A blog from GemCap’s Managing Director Conor Hoey on one of his passions – football – sharing some lessons in recruitment and finding talent taken from the beautiful game. Conor is the Chairman of Drogheda United Football Club.
A couple of years back, a good friend of mine interviewed for a job at a big global tech firm. He went to a number of interviews with senior people there and they really were not interested in his technical ability or whether he could do a specific job – it was about whether he would fit. It was about his personality, his approach to work, his motivations, his people skills, his commitment… not about other things that he could learn on the job.

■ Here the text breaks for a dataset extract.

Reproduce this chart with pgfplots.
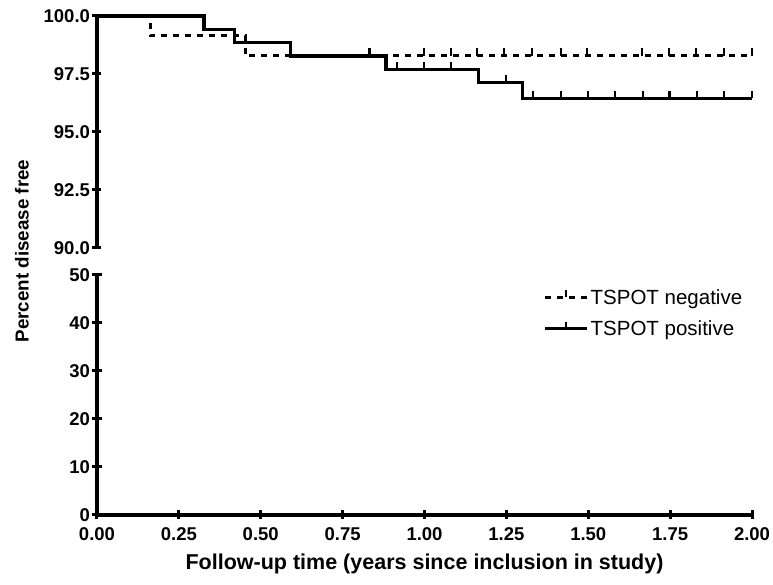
\documentclass[border=0pt]{standalone}
\usepackage{pgfplots}
\pgfplotsset{compat=1.18}
\usepackage{fontspec}
\setmainfont{Liberation Sans}
\pgfdeclareplotmark{cens}{%
  \pgfpathmoveto{\pgfpointorigin}%
  \pgfpathlineto{\pgfpoint{0pt}{\pgfplotmarksize}}%
  \pgfusepathqstroke}
\begin{document}
\begin{tikzpicture}
\pgfplotsset{
  common/.style={
    scale only axis, width=655pt, xmin=0, xmax=2, clip=false,
    every outer x axis line/.append style={-},
    every outer y axis line/.append style={-},
    axis line style={-, line width=3.4pt},
    every tick/.style={black, line width=3pt},
    major tick length=9pt, tick align=outside,
    /pgf/number format/assume math mode=true,
    ticklabel style={font=\fontsize{18.5}{20}\selectfont\bfseries},
    y tick label style={xshift=1pt},
    x tick label style={yshift=-5pt},
  },
  neg/.style={black, line width=3pt, dash pattern=on 6pt off 6pt},
  pos/.style={black, line width=3.4pt},
  cmark/.style={only marks, mark=cens, mark size=7.5pt, mark options={solid, line width=2.2pt}},
}
\path[use as bounding box] (-97pt,-70pt) rectangle (676pt,515pt);

% bottom axis
\begin{axis}[common, at={(0pt,0pt)}, anchor=south west, height=240pt,
  axis x line=bottom, axis y line=left,
  every outer x axis line/.append style={-},
  every outer y axis line/.append style={-},
  ymin=0, ymax=50, ytick={0,10,20,30,40},
  extra y ticks={50}, extra y tick style={tick align=center},
  xtick={0,0.25,...,2},
  xticklabel style={/pgf/number format/.cd, fixed, fixed zerofill, precision=2},
  yticklabel style={/pgf/number format/.cd, fixed, precision=0},
  xlabel={Follow-up time (years since inclusion in study)},
  xlabel style={font=\fontsize{21.5}{24}\selectfont\bfseries, yshift=-6pt},
  legend style={draw=none, fill=none, at={(0.681,0.95)}, anchor=north west,
    font=\fontsize{20.5}{24}\selectfont, row sep=11pt, inner sep=0pt,
    cells={anchor=west}},
  legend image code/.code={%
    \draw[#1] (0pt,0pt) -- (42pt,0pt);
    \draw[black, solid, line width=2.2pt] (21pt,0pt) -- (21pt,7pt);},
]
\addlegendimage{neg}
\addlegendentry{TSPOT negative}
\addlegendimage{pos}
\addlegendentry{TSPOT positive}
\end{axis}

% top axis
\begin{axis}[common, at={(0pt,267pt)}, anchor=south west, height=232pt,
  axis x line=none, axis y line=left,
  every outer x axis line/.append style={-},
  every outer y axis line/.append style={-},
  ymin=90, ymax=100, ytick={92.5,95,97.5,100},
  extra y ticks={90}, extra y tick style={tick align=center},
  yticklabel style={/pgf/number format/.cd, fixed, fixed zerofill, precision=1},
]
% TSPOT negative
\addplot[neg, const plot] coordinates {
  (0,100) (0.162,99.14) (0.453,98.28) (2.0,98.28)};
\addplot[neg, cmark] coordinates {
  (0.832,98.28) (0.998,98.28) (1.081,98.28) (1.160,98.28) (1.243,98.28)
  (1.329,98.28) (1.416,98.28) (1.497,98.28) (1.665,98.28) (1.747,98.28)
  (1.829,98.28) (1.915,98.28) (2.0,98.28)};
% TSPOT positive
\addplot[pos, const plot] coordinates {
  (0,100) (0.327,99.43) (0.420,98.85) (0.590,98.28) (0.883,97.70)
  (1.164,97.13) (1.300,96.45) (2.0,96.45)};
\addplot[pos, cmark] coordinates {
  (0.917,97.70) (0.998,97.70) (1.081,97.70) (1.250,97.13)
  (1.332,96.45) (1.416,96.45) (1.499,96.45) (1.582,96.45) (1.667,96.45)
  (1.748,96.45) (1.832,96.45) (1.915,96.45) (2.0,96.45)};
\end{axis}

\node[rotate=90, font=\fontsize{18.8}{22}\selectfont\bfseries] at (-75pt,264pt) {Percent disease free};
\end{tikzpicture}
\end{document}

There was a time, when reviewing CVs, that I would have gone straight to “educational qualifications”, then “work experience”. Now, the first thing I look at is “interests”. This is not meant to be a slight against fine universities or their graduates; however, the top educational establishments often skew more heavily to more privileged students or those who could afford the tuition to enable the results required to gain access. Whilst not ignoring this exceptional pool of talent, as employers, we also need to find the unrealised potential in the marketplace, because too often, we take the safe option.
Recently, we recruited a new Associate at Gemini Capital, fresh out of two good universities (yes, she had a Masters too!), but in truth what really impressed was her personality, her enthusiasm and her willingness to learn. I like to think that we would have recruited her even if she had no qualifications, but more than likely she probably would never have even got to the point of interview. How would she have got on our radar without those qualifications?
And so, naturally, I try and link all this to football. So what skills can a footballer bring to your organisation?
Whilst out walking with my neighbour, a pilot, he explained how important situational awareness is in his job and it struck me how footballers (and indeed many sportspeople) are programmed to cope with high stress situations and how to react. I watched Drogheda win the Irish First Division last year when it went down to the wire and they had to win the ultimate match. They didn’t panic when it was 0-0 at half time, they kept probing, scored twice, saved a penalty and managed the game beautifully. I was the nervous wreck on the sidelines! The skills these players have honed throughout their careers would be valuable adaptable to so many industries.
I also see many natural born leaders. I can think of a number of players at my club who have exceptional leadership and organisational skills that could be adapted to so many work situations.
So practically, what can employers do to widen the talent pool available to them? Maybe the next time that you advertise a job, don’t just take the easy option and state “educated to degree level”. Why not say, “degree level education preferable but we also welcome applications from individuals with other backgrounds and experiences which may make them suitable for this position”.
And I’ve not even started on the benefits for the company 5-a-side team!